November 17, 2023

56% of European VCs haven’t returned capital to their LPs in the last 12 months

60% of European VCs are currently fundraising — but LPs have a long list of reasons not to invest

Amy Lewin

4 min read

Startups aren’t the only ones struggling to fundraise at the moment — so are VCs.

In the first nine months of 2023, European VCs raised €13.9bn, putting them on track to raise significantly less than the €27.6bn raised in 2022.

Yet that doesn’t seem to be for lack of trying. According to a recent survey of 111 VCs investing in Europe, carried out by Sifted, a majority of VCs (51%) have spoken to over 100 LPs in the past two years about fundraising.

It’s perhaps not surprising that LPs are wary: Sifted also learnt that 56% of European VCs haven’t returned any capital to their LPs in the last 12 months. 


But, ever an optimistic lot, 72% of VCs told Sifted they expect to start returning more capital to their LPs over the next 12 months. 

Who’s fundraising?

60% of VCs surveyed by Sifted said they are currently fundraising. 7% said they expected to start raising a new fund in the next 6 months, 14% said they’d do so in the next 6-12 months, while 19% plan to fundraise in the next 12+ months. 

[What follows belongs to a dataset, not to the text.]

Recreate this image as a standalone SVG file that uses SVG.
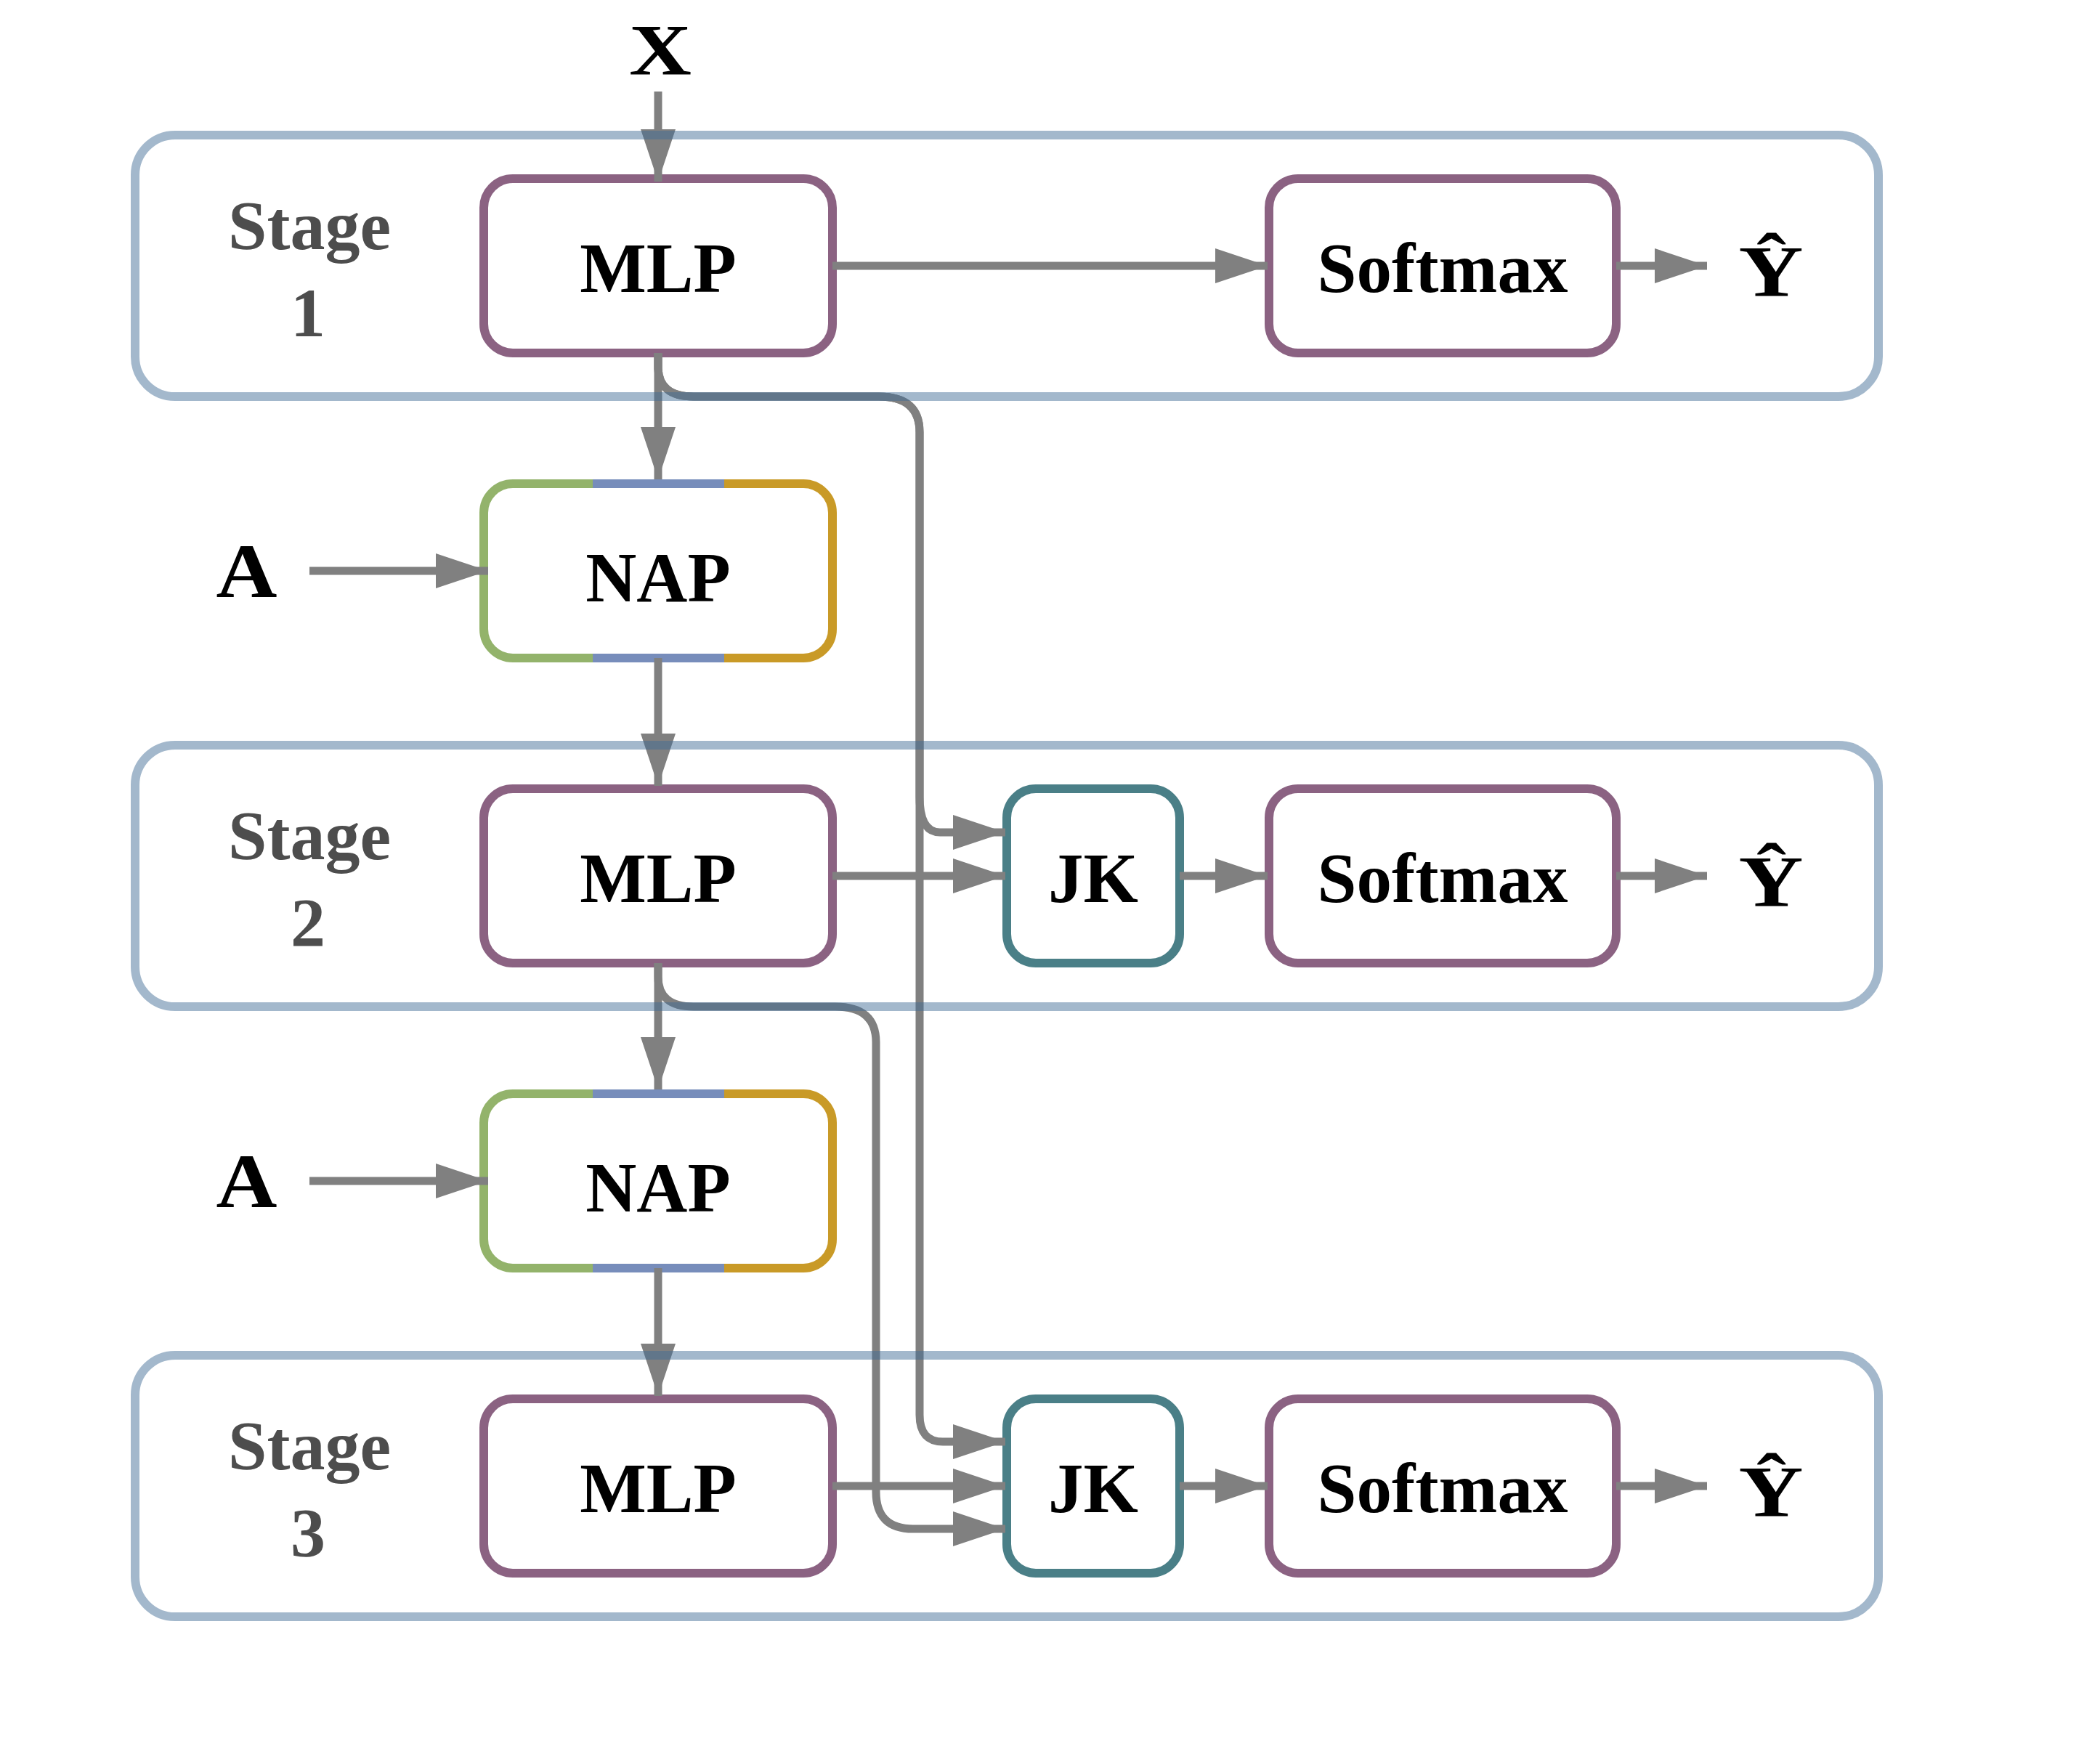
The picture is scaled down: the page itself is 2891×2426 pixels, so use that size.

Of the 111 VCs who responded to Sifted’s survey, 70% invest at pre-seed/seed and 22% at Series A. 95% of respondents were European investors who invest in European startups; just 5% were investors based elsewhere in the world investing in Europe.

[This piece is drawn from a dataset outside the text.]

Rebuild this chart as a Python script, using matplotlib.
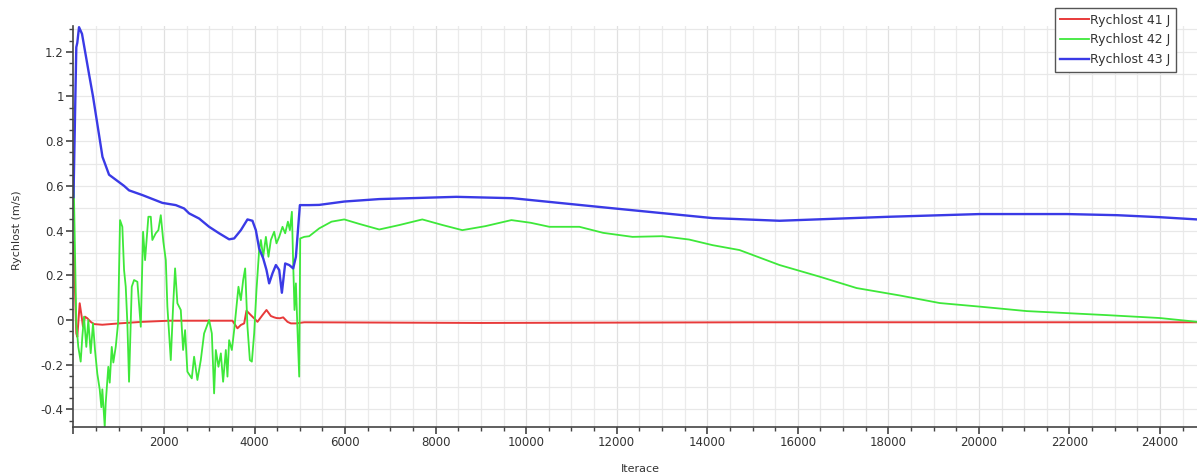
import numpy as np
import matplotlib
matplotlib.use("Agg")
import matplotlib.pyplot as plt
from matplotlib.ticker import MultipleLocator, FuncFormatter

# iterations / values
it_41 = [0, 62, 84, 137, 181, 210, 254, 305, 380, 453, 637, 1006, 1521, 2112, 2775,
         3511, 3622, 3697, 3770, 3821, 3918, 4028, 4064, 4174, 4263, 4360, 4433,
         4484, 4559, 4632, 4727, 4802, 4913, 5097, 9000, 15000, 20000, 24818]
v_41 = [0.35, -0.06, -0.075, 0.075, 0.015, -0.03, 0.015, 0.008, -0.008, -0.018, -0.021,
        -0.015, -0.008, -0.003, -0.003, -0.003, -0.037, -0.022, -0.015, 0.042, 0.022,
        0.0, -0.008, 0.022, 0.045, 0.018, 0.012, 0.009, 0.008, 0.012, -0.008, -0.015,
        -0.015, -0.01, -0.013, -0.01, -0.01, -0.01]

it_42 = [0, 11, 62, 106, 159, 195, 232, 283, 327, 380, 431, 475, 526, 579, 615, 637,
         690, 712, 769, 800, 845, 880, 933, 984, 1028, 1079, 1117, 1154, 1190, 1227,
         1287, 1338, 1411, 1486, 1537, 1581, 1654, 1707, 1742, 1817, 1875, 1928, 1985,
         2039, 2074, 2149, 2200, 2244, 2295, 2370, 2421, 2465, 2516, 2613, 2664, 2737,
         2812, 2885, 2996, 3056, 3106, 3144, 3202, 3255, 3305, 3365, 3401, 3438, 3498,
         3549, 3600, 3644, 3697, 3748, 3792, 3843, 3896, 3940, 3991, 4042, 4101, 4139,
         4190, 4250, 4307, 4360, 4433, 4484, 4544, 4617, 4676, 4736, 4780, 4824, 4853,
         4882, 4913, 4948, 4986, 5008, 5097, 5207, 5428, 5700, 5981, 6312, 6754, 7200,
         7705, 8150, 8589, 9100, 9673, 10100, 10513, 11176, 11700, 12348, 13011, 13600,
         14116, 14713, 15597, 16482, 17300, 18250, 19135, 20018, 21057, 22826, 23998,
         24818]
v_42 = [0.63, 0.55, -0.015, -0.12, -0.186, -0.075, 0.015, -0.12, 0.0, -0.148, -0.015,
        -0.134, -0.24, -0.31, -0.39, -0.31, -0.477, -0.37, -0.209, -0.28, -0.12, -0.19,
        -0.12, -0.015, 0.447, 0.417, 0.224, 0.149, -0.015, -0.276, 0.149, 0.179, 0.171,
        -0.03, 0.395, 0.268, 0.462, 0.462, 0.358, 0.388, 0.402, 0.469, 0.35, 0.268,
        0.06, -0.179, 0.06, 0.231, 0.075, 0.045, -0.134, -0.045, -0.231, -0.261,
        -0.164, -0.268, -0.179, -0.06, 0.0, -0.06, -0.328, -0.134, -0.209, -0.149,
        -0.276, -0.134, -0.253, -0.09, -0.134, -0.045, 0.06, 0.149, 0.089, 0.179,
        0.231, -0.03, -0.179, -0.186, -0.06, 0.134, 0.313, 0.358, 0.283, 0.372, 0.283,
        0.358, 0.395, 0.343, 0.372, 0.417, 0.388, 0.44, 0.402, 0.484, 0.253, 0.045,
        0.164, -0.045, -0.253, 0.365, 0.372, 0.375, 0.41, 0.44, 0.45, 0.43, 0.405,
        0.425, 0.45, 0.425, 0.402, 0.42, 0.447, 0.435, 0.417, 0.417, 0.39, 0.372,
        0.375, 0.36, 0.335, 0.313, 0.246, 0.194, 0.143, 0.11, 0.076, 0.06, 0.04, 0.022,
        0.009, -0.008]

it_43 = [0, 62, 84, 122, 188, 343, 431, 586, 640, 785, 1117, 1227, 1521, 1963, 2260,
         2443, 2554, 2775, 2996, 3217, 3438, 3549, 3697, 3843, 3953, 4028, 4101, 4190,
         4263, 4322, 4396, 4471, 4544, 4603, 4676, 4765, 4853, 4913, 5001, 5207, 5428,
         5981, 6754, 8456, 9694, 11905, 14116, 15597, 18029, 20018, 21942, 23048,
         23998, 24818]
v_43 = [0.55, 1.22, 1.24, 1.31, 1.28, 1.1, 1.0, 0.8, 0.73, 0.65, 0.6, 0.58, 0.559,
        0.524, 0.514, 0.499, 0.477, 0.454, 0.417, 0.388, 0.361, 0.365, 0.402, 0.45,
        0.444, 0.402, 0.32, 0.276, 0.224, 0.164, 0.209, 0.246, 0.224, 0.122, 0.253,
        0.246, 0.231, 0.283, 0.514, 0.514, 0.515, 0.53, 0.541, 0.551, 0.545, 0.50,
        0.456, 0.444, 0.462, 0.474, 0.474, 0.469, 0.46, 0.45]

labels = ["Rychlost 41 J", "Rychlost 42 J", "Rychlost 43 J"]
colors = ["#e83a3a", "#3ee83a", "#3a3ae6"]

fig = plt.figure(figsize=(11.97, 4.74), dpi=100)
ax = fig.add_axes([0.0614, 0.0998, 0.9386, 0.8453])

ax.plot(it_41, v_41, color=colors[0], lw=1.4, label=labels[0])
ax.plot(it_42, v_42, color=colors[1], lw=1.3, label=labels[1])
ax.plot(it_43, v_43, color=colors[2], lw=1.7, label=labels[2])

ax.set_xlim(0, 24818)
ax.set_ylim(-0.477, 1.315)

ax.xaxis.set_major_locator(MultipleLocator(2000))
ax.xaxis.set_minor_locator(MultipleLocator(500))
ax.yaxis.set_major_locator(MultipleLocator(0.2))
ax.yaxis.set_minor_locator(MultipleLocator(0.05))
ax.xaxis.set_major_formatter(FuncFormatter(lambda v, p: "" if v == 0 else "%d" % v))
ax.yaxis.set_major_formatter(FuncFormatter(lambda v, p: "%g" % round(v, 2)))

# grid: every 500 in x, every 0.1 in y
for xv in np.arange(500, 25000, 500):
    ax.axvline(xv, color="#ebebeb" if xv % 2000 else "#e0e0e0", lw=0.9, zorder=0)
for yv in np.arange(-0.4, 1.35, 0.1):
    ax.axhline(yv, color="#e8e8e8", lw=0.9, zorder=0)

for s in ["top", "right"]:
    ax.spines[s].set_visible(False)
for s in ["left", "bottom"]:
    ax.spines[s].set_color("#444444")
    ax.spines[s].set_linewidth(1.2)

ax.tick_params(which="major", length=5, width=1.2, color="#444444",
               labelsize=8.5, labelcolor="#333333", pad=2)
ax.tick_params(which="minor", length=3, width=1.0, color="#444444")

fig.text(0.535, 0.0, "Iterace", ha="center", va="bottom", fontsize=8, color="#333333")
fig.text(0.014, 0.515, "Rychlost (m/s)", rotation=90, ha="center", va="center",
         fontsize=8, color="#333333")

leg = fig.legend(loc="upper right", bbox_to_anchor=(1176 / 1197, 1 - 8 / 474),
                 fontsize=9, fancybox=False, framealpha=1, edgecolor="#555555",
                 handlelength=2.3, handletextpad=0.1, borderpad=0.45,
                 labelspacing=0.55, borderaxespad=0)
leg.get_frame().set_linewidth(1.0)
for t in leg.get_texts():
    t.set_color("#333333")

fig.savefig("out.png", dpi=100)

Who are they fundraising from?

Family offices and high-net-worth individuals are clearly VCs’ — and especially early-stage VCs’ — best friends. 

95% of respondents have them as LPs already. 43% have corporates as LPs, while 42% have fund of funds as investors. 

Just 15% have raised from a pension fund, 14% from a sovereign wealth fund and 10% from an endowment (usually trusts or foundations run by educational or cultural institutions).

Family offices are also considered the easiest type of LP to raise from, by 66% of VCs. Other VC firms are considered hard to raise from (33.3% of respondents said it was “hardest“ to raise from their peers). 

42% of European VCs said they’ve raised from state-backed LPs. 

Where are their LPs based?

The vast majority of respondents’ LPs are based in Europe. 38% of European VCs that answered Sifted’s survey have a UK-based LP, while 20% have a German LP. 

18% of European VCs have North American LPs, while just 8% have raised from an Asian LP and 4% from a Middle Eastern LP. 

36% of respondents said they thought non-European LPs were less interested in investing in European VC compared to two years ago — although 28% disagreed, saying they thought non-European VCs were more interested. 


French LPs seem underweight; only 8% of respondents had a French investor, compared to 15% that had a Nordic LP. 

Which LPs are no-gos?

Despite the tough fundraising market, there are some categories of LP that VCs tell Sifted they would never raise from. 

17 VCs said they would turn down LPs with links to Russia. 10 said they would turn down Chinese LPs, and 10 said they would turn down investors from the Middle East.

Others said they wouldn’t raise from public funds or from sovereign wealth funds, owing to the geographical or sector restrictions that might be placed on them.

12 VCs said they’d avoid LPs whose money originated from unethical sectors like oil and gas, or tobacco. 

Dozens of VCs said they wouldn’t take money from any LP that didn’t pass their anti-money-laundering checks. Nine VCs said they’d take money from anywhere. “Beggars can't be choosers,” wrote one. 

Why are some LPs not interested?

The system is gunked up. With the IPO market at a standstill and the M&A market still yet to really pick up, 56% of European VCs haven’t returned any capital to their LPs in the last 12 months — and so LPs are unable, or hesitant to, put any more capital into the ecosystem in the meantime.

Dozens of VCs surveyed by Sifted said LPs have told them that they are overallocated at the early stage — and so not interested in investing at the moment.

Dozens more said LPs had told them they had insufficient liquidity to invest. 

Other LPs blamed high interest rates, market conditions and geopolitics for their hesitancy to invest in VC. 

And then there was a smattering of respondents who said LPs tend to turn them down because they are a first-time or emerging fund, and/or their fund is too small, and/or the thesis wasn’t right for them. 

A few VCs said LPs told them they were less interested in the VC asset class than previously. 

However, LPs don’t seem to be trying to exit their positions in VC funds: 81% of respondents said no full or partial LP stakes in their fund had changed hands in the last 12 months. 9% said they had — and the final 10% said they were considering it.